The bonds drew a yield of 3.820 percent, compared with the average forecast of 3.806 percent in a Bloomberg News survey of 9 of the Federal Reserve’s 18 primary dealers. The bid-to-cover ratio, which gauges demand by comparing total bids with the amount offered, was 2.73, versus 2.77 at the auction last month and an average of 2.65 for the past 10 offerings. Today’s sale, a reopening of the August sale, is the final of three note and bond auctions this week totaling $67 billion.
“There’s a lot of supply, not just here, but globally,” said Thomas Tucci, head of U.S. government bond trading in New York at the primary dealer Royal Bank of Canada in New York, before the auction. “There’s concern about the global supply picture and if rates will attract enough buyers.” As a primary dealer, RBC is obligated to participate in Treasury auctions.

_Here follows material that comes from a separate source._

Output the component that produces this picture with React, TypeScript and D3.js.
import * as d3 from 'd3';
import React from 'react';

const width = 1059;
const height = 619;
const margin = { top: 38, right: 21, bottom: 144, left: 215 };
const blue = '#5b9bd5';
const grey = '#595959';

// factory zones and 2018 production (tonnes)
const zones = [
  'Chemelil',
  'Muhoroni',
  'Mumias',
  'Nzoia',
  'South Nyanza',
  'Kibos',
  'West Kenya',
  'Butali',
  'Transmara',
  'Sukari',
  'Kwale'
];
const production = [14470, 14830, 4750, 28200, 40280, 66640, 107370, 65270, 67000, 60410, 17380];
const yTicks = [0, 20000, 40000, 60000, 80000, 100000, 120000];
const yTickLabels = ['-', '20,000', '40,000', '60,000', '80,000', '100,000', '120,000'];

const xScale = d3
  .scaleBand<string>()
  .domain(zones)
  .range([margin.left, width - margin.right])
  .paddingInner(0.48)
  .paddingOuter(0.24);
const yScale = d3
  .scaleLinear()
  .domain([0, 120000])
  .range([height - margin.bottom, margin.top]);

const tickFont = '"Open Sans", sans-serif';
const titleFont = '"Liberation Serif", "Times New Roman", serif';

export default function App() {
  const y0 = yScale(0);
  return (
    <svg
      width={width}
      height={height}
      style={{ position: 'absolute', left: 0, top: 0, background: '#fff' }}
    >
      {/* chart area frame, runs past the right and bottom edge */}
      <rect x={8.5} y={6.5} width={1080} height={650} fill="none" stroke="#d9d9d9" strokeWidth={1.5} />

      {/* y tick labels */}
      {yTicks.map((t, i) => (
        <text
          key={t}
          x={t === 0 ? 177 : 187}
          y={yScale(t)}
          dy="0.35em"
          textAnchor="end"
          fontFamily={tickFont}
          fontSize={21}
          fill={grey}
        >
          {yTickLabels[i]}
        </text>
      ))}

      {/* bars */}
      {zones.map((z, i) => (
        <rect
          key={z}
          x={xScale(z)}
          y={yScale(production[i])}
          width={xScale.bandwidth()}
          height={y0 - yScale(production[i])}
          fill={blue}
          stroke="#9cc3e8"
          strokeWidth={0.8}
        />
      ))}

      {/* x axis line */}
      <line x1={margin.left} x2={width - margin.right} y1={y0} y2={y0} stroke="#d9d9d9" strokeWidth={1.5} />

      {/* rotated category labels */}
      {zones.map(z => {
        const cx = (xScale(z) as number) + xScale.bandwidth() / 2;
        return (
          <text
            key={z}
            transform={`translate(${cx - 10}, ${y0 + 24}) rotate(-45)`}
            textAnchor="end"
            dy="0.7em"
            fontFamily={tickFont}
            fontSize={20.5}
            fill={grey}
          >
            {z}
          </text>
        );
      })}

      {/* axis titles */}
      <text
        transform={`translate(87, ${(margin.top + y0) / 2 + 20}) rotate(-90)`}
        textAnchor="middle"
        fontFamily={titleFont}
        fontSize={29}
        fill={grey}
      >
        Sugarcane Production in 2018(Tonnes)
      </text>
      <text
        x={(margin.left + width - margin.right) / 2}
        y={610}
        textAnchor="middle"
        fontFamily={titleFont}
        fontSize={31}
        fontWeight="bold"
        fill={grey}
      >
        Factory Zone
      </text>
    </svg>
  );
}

The yield on the 30-year bond gained 10 basis points, or 0.10 percentage point, to 3.83 percent at 1:05 p.m. in New York, according to BGCantor Market Data. The yield on the benchmark 10-year note gained 9 basis points to 2.75 percent.
The extra yield that investors demand for 30-year bonds compared with 10-year debt was 1.07 percentage points before the auction. It touched a record high 1.25 percentage points when Fed policy makers met Aug. 10. The five-year average is 0.50 percentage point, according to Bloomberg data.

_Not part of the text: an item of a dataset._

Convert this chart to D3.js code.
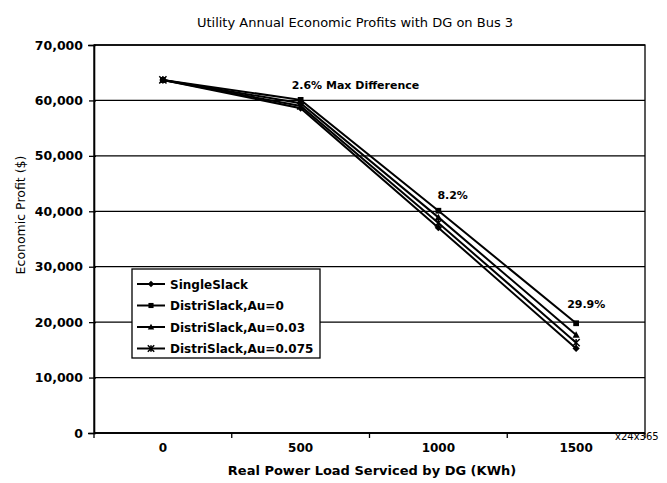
<!DOCTYPE html>
<meta charset="utf-8">
<head>
  <style>
    body { margin: 0; background: #fff; font-family: "DejaVu Sans", sans-serif; }
    text { fill: #000; font-family: "DejaVu Sans", sans-serif; }
    .b { font-weight: bold; }
  </style>
  <script src="https://cdn.jsdelivr.net/npm/d3@7"></script>
</head>
<body>
<div id="chart"></div>
<script>
  // *** data
  var loads = ["0", "500", "1000", "1500"];
  var seriesNames = ["SingleSlack", "DistriSlack,Au=0", "DistriSlack,Au=0.03", "DistriSlack,Au=0.075"];
  var singleSlack = [63700, 58600, 37050, 15250];
  var distriAu0 = [63700, 60100, 40100, 19800];
  var distriAu003 = [63700, 59500, 38900, 17700];
  var distriAu0075 = [63700, 59000, 37900, 16300];
  var yTicks = [0, 10000, 20000, 30000, 40000, 50000, 60000, 70000];
  var notes = [
    { cat: "500", text: "2.6%  Max Difference", dx: -9, value: 62100 },
    { cat: "1000", text: "8.2%", dx: -1, value: 42200 },
    { cat: "1500", text: "29.9%", dx: -9, value: 22500 }
  ];

  var series = [singleSlack, distriAu0, distriAu003, distriAu0075];
  var markers = ["diamond", "square", "triangle", "star"];

  var W = 667, H = 483;
  var margin = { top: 45, right: 22, bottom: 50, left: 94 };
  var width = W - margin.left - margin.right,
      height = H - margin.top - margin.bottom;

  var svg = d3.select("#chart").append("svg")
    .attr("width", W)
    .attr("height", H);

  var g = svg.append("g")
    .attr("transform", "translate(" + margin.left + "," + margin.top + ")");

  var x = d3.scaleBand().domain(loads).range([0, width]);
  var y = d3.scaleLinear().domain([0, 70000]).range([height, 0]);

  // gridlines
  g.selectAll(".grid")
    .data(yTicks)
    .enter().append("line")
    .attr("x1", 0).attr("x2", width)
    .attr("y1", function(d) { return y(d); })
    .attr("y2", function(d) { return y(d); })
    .attr("stroke", "#000")
    .attr("stroke-width", 1.3);

  // frame
  g.append("rect")
    .attr("width", width).attr("height", height)
    .attr("fill", "none").attr("stroke", "#000").attr("stroke-width", 1.3);

  // y axis
  var yAxis = d3.axisLeft(y).tickValues(yTicks).tickSize(6)
    .tickFormat(d3.format(","));
  var ya = g.append("g").call(yAxis);
  ya.select(".domain").attr("stroke-width", 1.6);
  ya.selectAll(".tick line").attr("x2", 2).attr("x1", -5).attr("stroke-width", 1.3);
  ya.selectAll("text").attr("font-size", 12.5).attr("x", -11)
    .attr("font-family", "DejaVu Sans, sans-serif").attr("class", "b");

  // x axis (category, ticks at band edges)
  var edges = loads.map(function(d) { return x(d); }).concat([width]);
  var xa = g.append("g").attr("transform", "translate(0," + height + ")");
  xa.append("line").attr("x1", 0).attr("x2", width).attr("stroke", "#000").attr("stroke-width", 1.6);
  xa.selectAll(".xt").data(edges).enter().append("line")
    .attr("x1", function(d) { return d; }).attr("x2", function(d) { return d; })
    .attr("y1", 0).attr("y2", 5).attr("stroke", "#000").attr("stroke-width", 1.3);
  xa.selectAll(".xl").data(loads).enter().append("text")
    .attr("class", "b")
    .attr("x", function(d) { return x(d) + x.bandwidth() / 2; })
    .attr("y", 19)
    .attr("text-anchor", "middle")
    .attr("font-size", 12)
    .text(function(d) { return d; });

  svg.append("text")
    .attr("x", 615).attr("y", 440)
    .attr("font-size", 10)
    .text("x24x365");

  // titles
  svg.append("text")
    .attr("x", 355).attr("y", 27)
    .attr("text-anchor", "middle")
    .attr("font-size", 13)
    .text("Utility Annual Economic Profits with DG on Bus 3");

  svg.append("text")
    .attr("class", "b")
    .attr("x", 372).attr("y", 475)
    .attr("text-anchor", "middle")
    .attr("font-size", 13)
    .text("Real Power Load Serviced by DG (KWh)");

  svg.append("text")
    .attr("transform", "translate(25,215) rotate(-90)")
    .attr("text-anchor", "middle")
    .attr("font-size", 12.5)
    .text("Economic Profit ($)");

  // lines
  var line = d3.line()
    .x(function(d, i) { return x(loads[i]) + x.bandwidth() / 2; })
    .y(function(d) { return y(d); });

  function drawMarker(sel, type, s) {
    if (type === "diamond") {
      sel.append("path").attr("d", "M0," + (-s) + "L" + s + ",0L0," + s + "L" + (-s) + ",0Z").attr("fill", "#000");
    } else if (type === "square") {
      sel.append("rect").attr("x", -s * 0.8).attr("y", -s * 0.8).attr("width", s * 1.6).attr("height", s * 1.6).attr("fill", "#000");
    } else if (type === "triangle") {
      sel.append("path").attr("d", "M0," + (-s) + "L" + s + "," + (s * 0.8) + "L" + (-s) + "," + (s * 0.8) + "Z").attr("fill", "#000");
    } else {
      sel.append("path")
        .attr("d", "M" + (-s) + "," + (-s) + "L" + s + "," + s + "M" + (-s) + "," + s + "L" + s + "," + (-s) + "M0," + (-s) + "L0," + s)
        .attr("stroke", "#000").attr("stroke-width", 1.5).attr("fill", "none");
    }
  }

  series.forEach(function(vals, k) {
    g.append("path")
      .datum(vals)
      .attr("d", line)
      .attr("fill", "none")
      .attr("stroke", "#000")
      .attr("stroke-width", 2);
    vals.forEach(function(v, i) {
      var m = g.append("g")
        .attr("transform", "translate(" + (x(loads[i]) + x.bandwidth() / 2) + "," + y(v) + ")");
      drawMarker(m, markers[k], 3.6);
    });
  });

  // annotations
  g.selectAll(".note").data(notes).enter().append("text")
    .attr("class", "b")
    .attr("x", function(d) { return x(d.cat) + x.bandwidth() / 2 + d.dx; })
    .attr("y", function(d) { return y(d.value); })
    .attr("font-size", 11)
    .text(function(d) { return d.text; });

  // legend
  var lg = svg.append("g").attr("transform", "translate(132,269)");
  lg.append("rect").attr("width", 188).attr("height", 89)
    .attr("fill", "#fff").attr("stroke", "#000").attr("stroke-width", 1.3);
  seriesNames.forEach(function(name, k) {
    var yy = 15 + k * 21.5;
    lg.append("line").attr("x1", 5).attr("x2", 33).attr("y1", yy).attr("y2", yy)
      .attr("stroke", "#000").attr("stroke-width", 2);
    drawMarker(lg.append("g").attr("transform", "translate(19," + yy + ")"), markers[k], 3.2);
    lg.append("text").attr("class", "b").attr("x", 38).attr("y", yy + 4.5)
      .attr("font-size", 12)
      .text(name);
  });
</script>
</body>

Indirect bidders, an investor class that includes foreign central banks, purchased 36.1 percent of the bonds today, compared with 46 percent at the Aug. 12 sale and an average of 36.6 percent for the past 10 sales.
Direct bidders, non-primary-dealer investors who place their bids directly with the Treasury, bought 8.3 percent, compared with an average of 18 percent for the past 10 sales.

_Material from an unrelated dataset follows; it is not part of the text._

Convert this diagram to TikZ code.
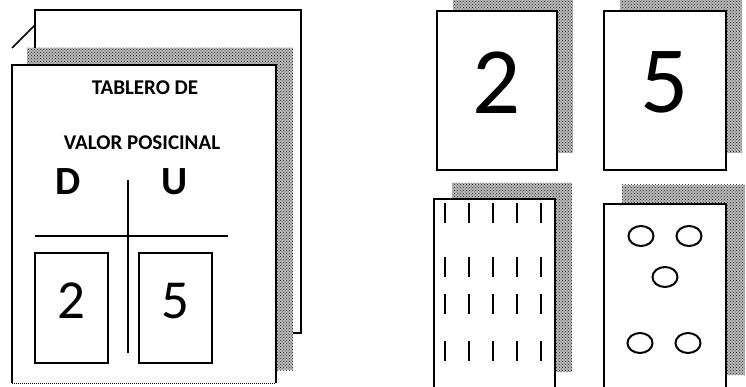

Thirty-year bonds have returned 20 percent to investors this year, compared with an 8 percent gain for the broader Treasury market as of yesterday, Bank of America Merrill Lynch indexes show.
Treasuries dropped earlier as the Labor Department reported that initial jobless claims fell more than expected to 451,000 in the week ended Sept. 4, from a revised 478,000. The median forecast of 46 economists in a Bloomberg News survey was for a drop to 470,000 from a previously reported 472,000.
The global economic recovery is proving slower than projected, and policy makers may need to extend or bolster stimulus programs to support it, the Organization for Economic Cooperation and Development said.
Recent data suggest the economy of the Group of Seven nations could grow at an annualized rate of about 1.5 percent in the second half, below the 1.7 percent previously envisaged and the 3 percent rate of the first six months of the year, the Paris-based organization said today.
Treasuries rallied on Aug. 10, when the Fed said at the conclusion of its policy meeting that it would keep its bond holdings level by resuming the purchase of U.S. debt to support a recovery it described as weaker than earlier anticipated.